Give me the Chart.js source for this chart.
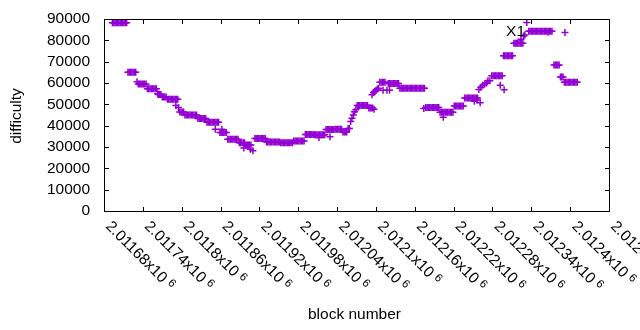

-=-=-=-=-

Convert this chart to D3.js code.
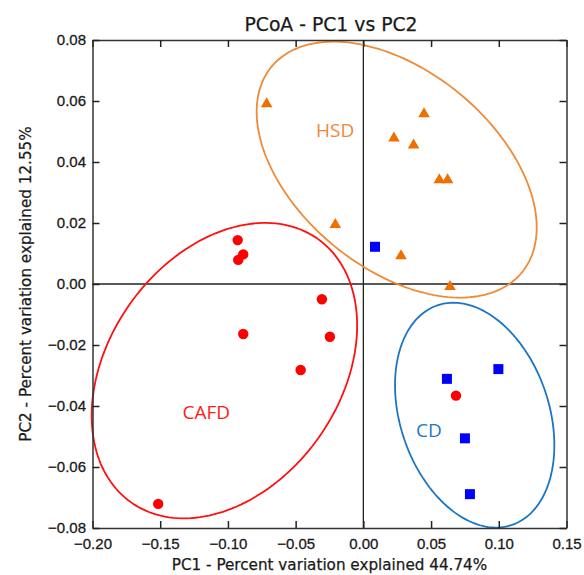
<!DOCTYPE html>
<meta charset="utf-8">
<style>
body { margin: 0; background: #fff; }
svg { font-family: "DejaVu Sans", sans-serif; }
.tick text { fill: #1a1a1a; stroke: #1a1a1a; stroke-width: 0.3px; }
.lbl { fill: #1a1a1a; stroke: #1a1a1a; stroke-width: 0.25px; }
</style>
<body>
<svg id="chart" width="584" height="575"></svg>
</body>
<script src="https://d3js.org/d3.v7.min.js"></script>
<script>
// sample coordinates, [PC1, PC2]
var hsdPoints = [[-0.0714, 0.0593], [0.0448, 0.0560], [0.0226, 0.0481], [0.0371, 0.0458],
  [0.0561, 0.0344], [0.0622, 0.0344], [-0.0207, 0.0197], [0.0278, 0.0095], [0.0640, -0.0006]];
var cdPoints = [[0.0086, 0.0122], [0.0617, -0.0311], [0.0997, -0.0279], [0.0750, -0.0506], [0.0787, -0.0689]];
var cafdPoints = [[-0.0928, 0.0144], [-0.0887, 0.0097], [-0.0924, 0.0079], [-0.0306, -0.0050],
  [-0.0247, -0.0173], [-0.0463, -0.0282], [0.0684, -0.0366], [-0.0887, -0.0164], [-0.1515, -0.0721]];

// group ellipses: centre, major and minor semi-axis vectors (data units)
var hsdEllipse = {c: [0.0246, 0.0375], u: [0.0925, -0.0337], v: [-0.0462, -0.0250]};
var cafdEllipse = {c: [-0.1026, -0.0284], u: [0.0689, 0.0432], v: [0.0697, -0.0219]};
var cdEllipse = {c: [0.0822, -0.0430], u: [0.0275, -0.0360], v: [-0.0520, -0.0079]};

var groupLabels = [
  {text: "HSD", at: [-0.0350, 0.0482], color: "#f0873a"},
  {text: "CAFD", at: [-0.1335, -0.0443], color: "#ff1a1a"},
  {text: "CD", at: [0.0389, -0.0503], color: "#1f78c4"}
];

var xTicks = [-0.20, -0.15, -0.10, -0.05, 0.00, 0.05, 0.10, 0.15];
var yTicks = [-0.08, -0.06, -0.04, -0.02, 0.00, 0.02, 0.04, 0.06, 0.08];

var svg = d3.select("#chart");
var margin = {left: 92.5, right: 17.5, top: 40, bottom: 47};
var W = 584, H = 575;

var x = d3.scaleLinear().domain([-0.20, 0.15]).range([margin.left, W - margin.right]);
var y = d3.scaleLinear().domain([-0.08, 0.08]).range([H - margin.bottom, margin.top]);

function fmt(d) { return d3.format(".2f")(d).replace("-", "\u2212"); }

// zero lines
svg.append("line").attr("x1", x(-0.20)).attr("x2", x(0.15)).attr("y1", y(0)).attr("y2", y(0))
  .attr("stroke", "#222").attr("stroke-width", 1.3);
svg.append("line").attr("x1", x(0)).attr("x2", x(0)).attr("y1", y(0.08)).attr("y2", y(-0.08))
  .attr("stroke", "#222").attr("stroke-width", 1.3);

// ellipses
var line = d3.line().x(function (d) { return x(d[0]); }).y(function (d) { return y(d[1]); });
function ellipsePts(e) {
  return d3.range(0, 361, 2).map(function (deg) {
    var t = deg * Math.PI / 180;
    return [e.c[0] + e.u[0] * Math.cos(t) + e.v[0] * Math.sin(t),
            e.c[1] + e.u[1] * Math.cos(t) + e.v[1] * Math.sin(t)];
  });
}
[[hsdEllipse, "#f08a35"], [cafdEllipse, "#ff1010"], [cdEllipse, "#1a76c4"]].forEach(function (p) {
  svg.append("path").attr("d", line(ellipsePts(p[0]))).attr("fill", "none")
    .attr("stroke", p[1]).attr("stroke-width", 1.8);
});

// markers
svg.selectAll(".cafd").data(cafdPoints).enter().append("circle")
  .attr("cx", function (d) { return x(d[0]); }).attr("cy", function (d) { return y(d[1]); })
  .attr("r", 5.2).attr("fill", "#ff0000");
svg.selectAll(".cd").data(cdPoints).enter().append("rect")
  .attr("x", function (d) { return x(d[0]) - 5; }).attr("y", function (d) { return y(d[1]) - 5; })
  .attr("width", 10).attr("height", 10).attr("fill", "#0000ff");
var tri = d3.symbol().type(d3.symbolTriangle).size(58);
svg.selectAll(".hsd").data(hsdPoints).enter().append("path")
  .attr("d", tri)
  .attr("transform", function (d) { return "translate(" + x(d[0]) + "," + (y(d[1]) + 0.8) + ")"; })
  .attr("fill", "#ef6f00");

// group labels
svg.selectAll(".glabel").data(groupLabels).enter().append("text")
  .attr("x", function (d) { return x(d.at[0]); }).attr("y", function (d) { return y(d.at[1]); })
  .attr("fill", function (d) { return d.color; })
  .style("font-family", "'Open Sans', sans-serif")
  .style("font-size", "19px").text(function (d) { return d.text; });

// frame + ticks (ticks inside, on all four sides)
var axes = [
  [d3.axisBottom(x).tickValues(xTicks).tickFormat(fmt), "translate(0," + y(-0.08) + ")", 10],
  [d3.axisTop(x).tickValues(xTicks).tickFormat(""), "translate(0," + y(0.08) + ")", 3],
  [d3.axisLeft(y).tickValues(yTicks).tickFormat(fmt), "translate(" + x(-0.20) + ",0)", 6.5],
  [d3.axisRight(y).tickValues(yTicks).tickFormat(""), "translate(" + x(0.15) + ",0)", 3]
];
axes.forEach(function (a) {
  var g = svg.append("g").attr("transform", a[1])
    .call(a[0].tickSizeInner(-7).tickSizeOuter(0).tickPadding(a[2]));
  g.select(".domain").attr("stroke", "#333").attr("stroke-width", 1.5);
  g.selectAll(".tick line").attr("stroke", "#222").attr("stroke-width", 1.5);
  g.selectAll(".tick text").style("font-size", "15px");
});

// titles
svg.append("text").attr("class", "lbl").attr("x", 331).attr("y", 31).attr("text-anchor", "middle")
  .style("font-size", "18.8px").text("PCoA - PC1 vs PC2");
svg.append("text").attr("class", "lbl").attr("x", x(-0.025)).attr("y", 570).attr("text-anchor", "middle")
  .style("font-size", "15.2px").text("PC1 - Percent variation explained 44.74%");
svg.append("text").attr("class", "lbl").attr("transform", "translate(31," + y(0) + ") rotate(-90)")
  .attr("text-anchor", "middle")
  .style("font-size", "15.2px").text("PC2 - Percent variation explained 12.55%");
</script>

-=-=-=-=-

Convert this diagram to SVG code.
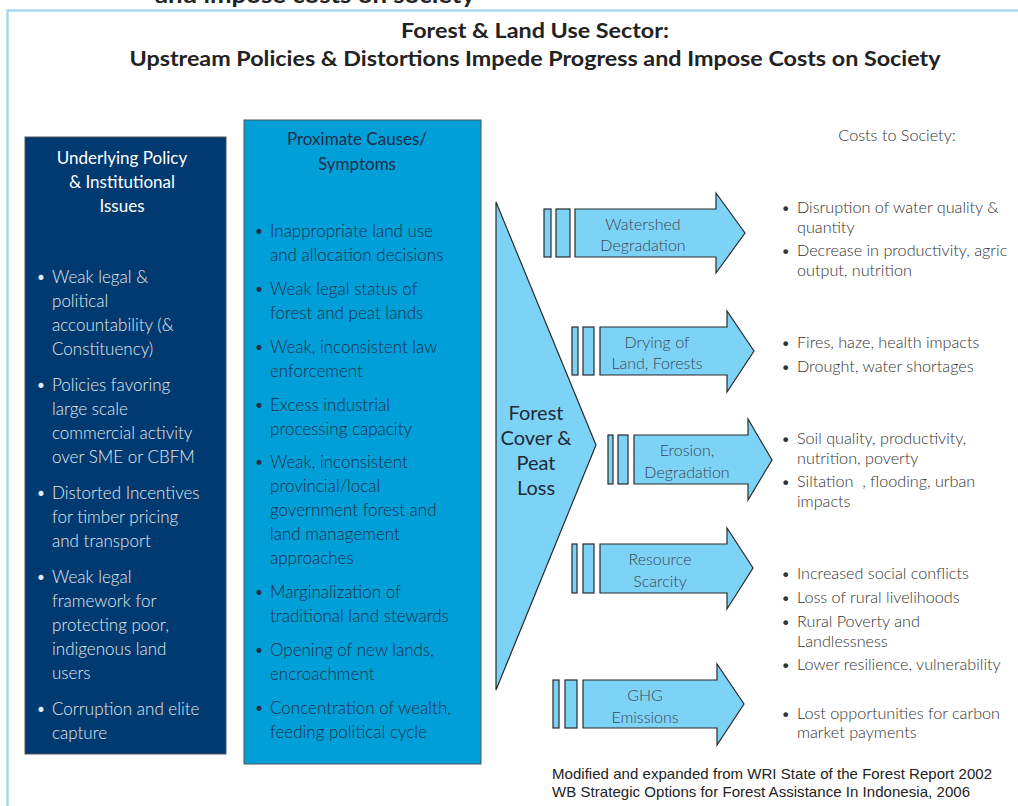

-=-=-=-=-

▶ [Exercise instructions]:
List each line of the records that holds the string "code".

▶ [Task result]:
Convert this chart to D3.js code.
Convert this diagram to SVG code.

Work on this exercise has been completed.